-------- Extracted data
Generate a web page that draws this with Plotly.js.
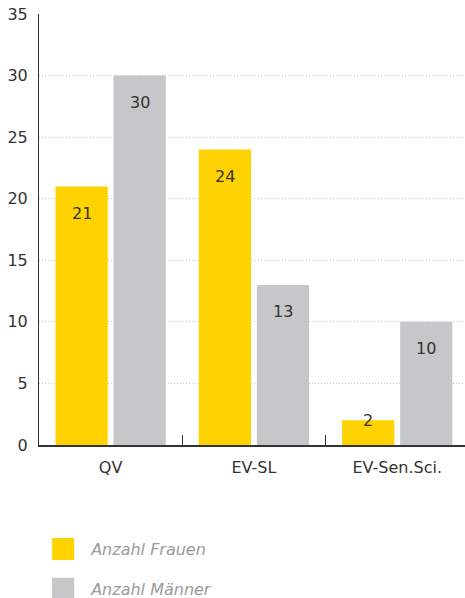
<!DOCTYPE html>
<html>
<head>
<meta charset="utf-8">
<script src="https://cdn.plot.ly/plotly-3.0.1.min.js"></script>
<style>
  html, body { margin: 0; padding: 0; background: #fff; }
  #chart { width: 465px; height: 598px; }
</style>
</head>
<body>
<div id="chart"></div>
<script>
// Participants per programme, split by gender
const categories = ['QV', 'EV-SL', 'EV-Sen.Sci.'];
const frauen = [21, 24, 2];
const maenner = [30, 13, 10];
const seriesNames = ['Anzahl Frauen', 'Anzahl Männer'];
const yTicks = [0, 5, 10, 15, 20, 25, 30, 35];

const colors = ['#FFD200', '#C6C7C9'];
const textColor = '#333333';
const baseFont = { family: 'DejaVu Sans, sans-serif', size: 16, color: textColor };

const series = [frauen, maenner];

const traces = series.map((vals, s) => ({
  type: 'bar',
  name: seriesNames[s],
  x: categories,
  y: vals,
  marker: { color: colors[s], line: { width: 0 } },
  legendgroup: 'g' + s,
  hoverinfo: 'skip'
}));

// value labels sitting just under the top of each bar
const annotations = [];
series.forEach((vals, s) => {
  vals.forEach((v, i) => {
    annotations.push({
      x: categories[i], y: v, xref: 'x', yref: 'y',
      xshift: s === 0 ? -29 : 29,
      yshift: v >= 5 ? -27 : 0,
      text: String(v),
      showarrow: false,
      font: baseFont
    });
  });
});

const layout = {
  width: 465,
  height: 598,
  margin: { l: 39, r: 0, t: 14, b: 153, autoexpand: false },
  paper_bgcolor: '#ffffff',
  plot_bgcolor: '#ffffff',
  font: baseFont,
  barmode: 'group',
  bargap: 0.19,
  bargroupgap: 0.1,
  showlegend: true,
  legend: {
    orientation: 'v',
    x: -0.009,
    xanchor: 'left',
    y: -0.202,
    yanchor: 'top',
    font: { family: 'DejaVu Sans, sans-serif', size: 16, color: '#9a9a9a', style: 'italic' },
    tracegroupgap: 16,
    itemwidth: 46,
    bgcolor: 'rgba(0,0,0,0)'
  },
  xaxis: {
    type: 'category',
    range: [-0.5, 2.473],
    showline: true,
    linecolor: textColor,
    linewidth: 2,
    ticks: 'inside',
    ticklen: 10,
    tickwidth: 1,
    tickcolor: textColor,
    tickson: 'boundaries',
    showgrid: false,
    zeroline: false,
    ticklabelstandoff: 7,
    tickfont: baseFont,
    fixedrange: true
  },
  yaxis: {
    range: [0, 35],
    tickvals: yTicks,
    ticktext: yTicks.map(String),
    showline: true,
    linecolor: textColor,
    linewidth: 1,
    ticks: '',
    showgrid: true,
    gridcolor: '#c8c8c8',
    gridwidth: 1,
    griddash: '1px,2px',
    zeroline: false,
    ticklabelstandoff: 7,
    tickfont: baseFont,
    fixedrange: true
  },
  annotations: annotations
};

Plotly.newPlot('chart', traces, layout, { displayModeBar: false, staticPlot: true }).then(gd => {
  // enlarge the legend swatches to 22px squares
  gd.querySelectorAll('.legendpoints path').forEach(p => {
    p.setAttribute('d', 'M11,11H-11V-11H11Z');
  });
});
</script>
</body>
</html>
----------------
-------- Extracted data
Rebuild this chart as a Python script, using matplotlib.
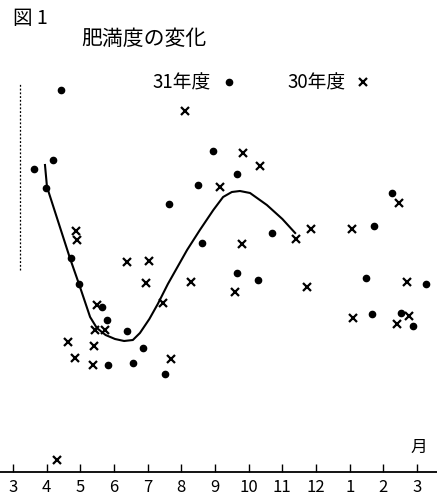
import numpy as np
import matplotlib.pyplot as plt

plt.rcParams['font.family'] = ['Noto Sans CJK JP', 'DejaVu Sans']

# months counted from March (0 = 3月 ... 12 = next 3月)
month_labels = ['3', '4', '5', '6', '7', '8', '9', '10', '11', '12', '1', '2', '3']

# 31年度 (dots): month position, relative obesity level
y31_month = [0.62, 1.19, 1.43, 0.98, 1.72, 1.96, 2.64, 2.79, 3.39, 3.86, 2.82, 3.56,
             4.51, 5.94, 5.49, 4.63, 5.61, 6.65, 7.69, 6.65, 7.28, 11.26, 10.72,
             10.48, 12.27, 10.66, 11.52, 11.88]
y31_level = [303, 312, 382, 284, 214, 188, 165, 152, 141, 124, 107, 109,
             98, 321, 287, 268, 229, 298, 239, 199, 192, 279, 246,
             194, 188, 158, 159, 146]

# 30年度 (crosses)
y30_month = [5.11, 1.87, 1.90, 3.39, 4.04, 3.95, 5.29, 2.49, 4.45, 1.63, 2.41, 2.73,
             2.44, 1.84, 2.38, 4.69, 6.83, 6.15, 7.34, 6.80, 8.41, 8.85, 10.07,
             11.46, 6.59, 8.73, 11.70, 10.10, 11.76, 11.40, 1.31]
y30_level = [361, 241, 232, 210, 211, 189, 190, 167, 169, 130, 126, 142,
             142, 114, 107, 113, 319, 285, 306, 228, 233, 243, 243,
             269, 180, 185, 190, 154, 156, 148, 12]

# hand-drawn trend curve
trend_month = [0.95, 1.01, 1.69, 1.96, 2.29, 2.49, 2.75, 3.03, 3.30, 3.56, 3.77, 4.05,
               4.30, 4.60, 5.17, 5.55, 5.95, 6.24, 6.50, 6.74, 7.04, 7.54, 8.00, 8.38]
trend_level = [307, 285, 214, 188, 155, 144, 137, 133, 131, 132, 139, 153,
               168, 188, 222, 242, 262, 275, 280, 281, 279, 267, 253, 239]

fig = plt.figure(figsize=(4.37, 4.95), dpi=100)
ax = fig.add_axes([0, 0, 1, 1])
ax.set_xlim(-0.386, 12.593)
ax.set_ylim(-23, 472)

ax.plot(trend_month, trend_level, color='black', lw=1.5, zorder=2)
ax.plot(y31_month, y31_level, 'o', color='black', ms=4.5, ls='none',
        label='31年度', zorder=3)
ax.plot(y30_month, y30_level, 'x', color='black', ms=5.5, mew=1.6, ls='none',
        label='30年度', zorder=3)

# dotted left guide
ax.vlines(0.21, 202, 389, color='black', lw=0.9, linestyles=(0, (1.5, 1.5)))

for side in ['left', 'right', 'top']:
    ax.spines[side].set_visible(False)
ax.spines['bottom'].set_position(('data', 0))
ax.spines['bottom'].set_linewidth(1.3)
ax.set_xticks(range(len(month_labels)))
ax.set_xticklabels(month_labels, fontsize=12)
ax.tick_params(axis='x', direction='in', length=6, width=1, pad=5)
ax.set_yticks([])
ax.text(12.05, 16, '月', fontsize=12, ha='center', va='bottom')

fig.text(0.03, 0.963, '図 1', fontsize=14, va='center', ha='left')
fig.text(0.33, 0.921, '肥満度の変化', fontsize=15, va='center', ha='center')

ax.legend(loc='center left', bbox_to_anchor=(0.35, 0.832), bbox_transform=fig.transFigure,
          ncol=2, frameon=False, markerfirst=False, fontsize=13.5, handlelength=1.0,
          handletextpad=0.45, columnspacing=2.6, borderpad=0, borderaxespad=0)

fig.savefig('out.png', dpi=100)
----------------
What you will do
Nothing but the lines from the one with "Rebuild this chart" through the one with "label='30年度', zorder=3)" should be copied, word for word. Pictures are left out.

Correct output
Rebuild this chart as a Python script, using matplotlib.
import numpy as np
import matplotlib.pyplot as plt

plt.rcParams['font.family'] = ['Noto Sans CJK JP', 'DejaVu Sans']

# months counted from March (0 = 3月 ... 12 = next 3月)
month_labels = ['3', '4', '5', '6', '7', '8', '9', '10', '11', '12', '1', '2', '3']

# 31年度 (dots): month position, relative obesity level
y31_month = [0.62, 1.19, 1.43, 0.98, 1.72, 1.96, 2.64, 2.79, 3.39, 3.86, 2.82, 3.56,
             4.51, 5.94, 5.49, 4.63, 5.61, 6.65, 7.69, 6.65, 7.28, 11.26, 10.72,
             10.48, 12.27, 10.66, 11.52, 11.88]
y31_level = [303, 312, 382, 284, 214, 188, 165, 152, 141, 124, 107, 109,
             98, 321, 287, 268, 229, 298, 239, 199, 192, 279, 246,
             194, 188, 158, 159, 146]

# 30年度 (crosses)
y30_month = [5.11, 1.87, 1.90, 3.39, 4.04, 3.95, 5.29, 2.49, 4.45, 1.63, 2.41, 2.73,
             2.44, 1.84, 2.38, 4.69, 6.83, 6.15, 7.34, 6.80, 8.41, 8.85, 10.07,
             11.46, 6.59, 8.73, 11.70, 10.10, 11.76, 11.40, 1.31]
y30_level = [361, 241, 232, 210, 211, 189, 190, 167, 169, 130, 126, 142,
             142, 114, 107, 113, 319, 285, 306, 228, 233, 243, 243,
             269, 180, 185, 190, 154, 156, 148, 12]

# hand-drawn trend curve
trend_month = [0.95, 1.01, 1.69, 1.96, 2.29, 2.49, 2.75, 3.03, 3.30, 3.56, 3.77, 4.05,
               4.30, 4.60, 5.17, 5.55, 5.95, 6.24, 6.50, 6.74, 7.04, 7.54, 8.00, 8.38]
trend_level = [307, 285, 214, 188, 155, 144, 137, 133, 131, 132, 139, 153,
               168, 188, 222, 242, 262, 275, 280, 281, 279, 267, 253, 239]

fig = plt.figure(figsize=(4.37, 4.95), dpi=100)
ax = fig.add_axes([0, 0, 1, 1])
ax.set_xlim(-0.386, 12.593)
ax.set_ylim(-23, 472)

ax.plot(trend_month, trend_level, color='black', lw=1.5, zorder=2)
ax.plot(y31_month, y31_level, 'o', color='black', ms=4.5, ls='none',
        label='31年度', zorder=3)
ax.plot(y30_month, y30_level, 'x', color='black', ms=5.5, mew=1.6, ls='none',
        label='30年度', zorder=3)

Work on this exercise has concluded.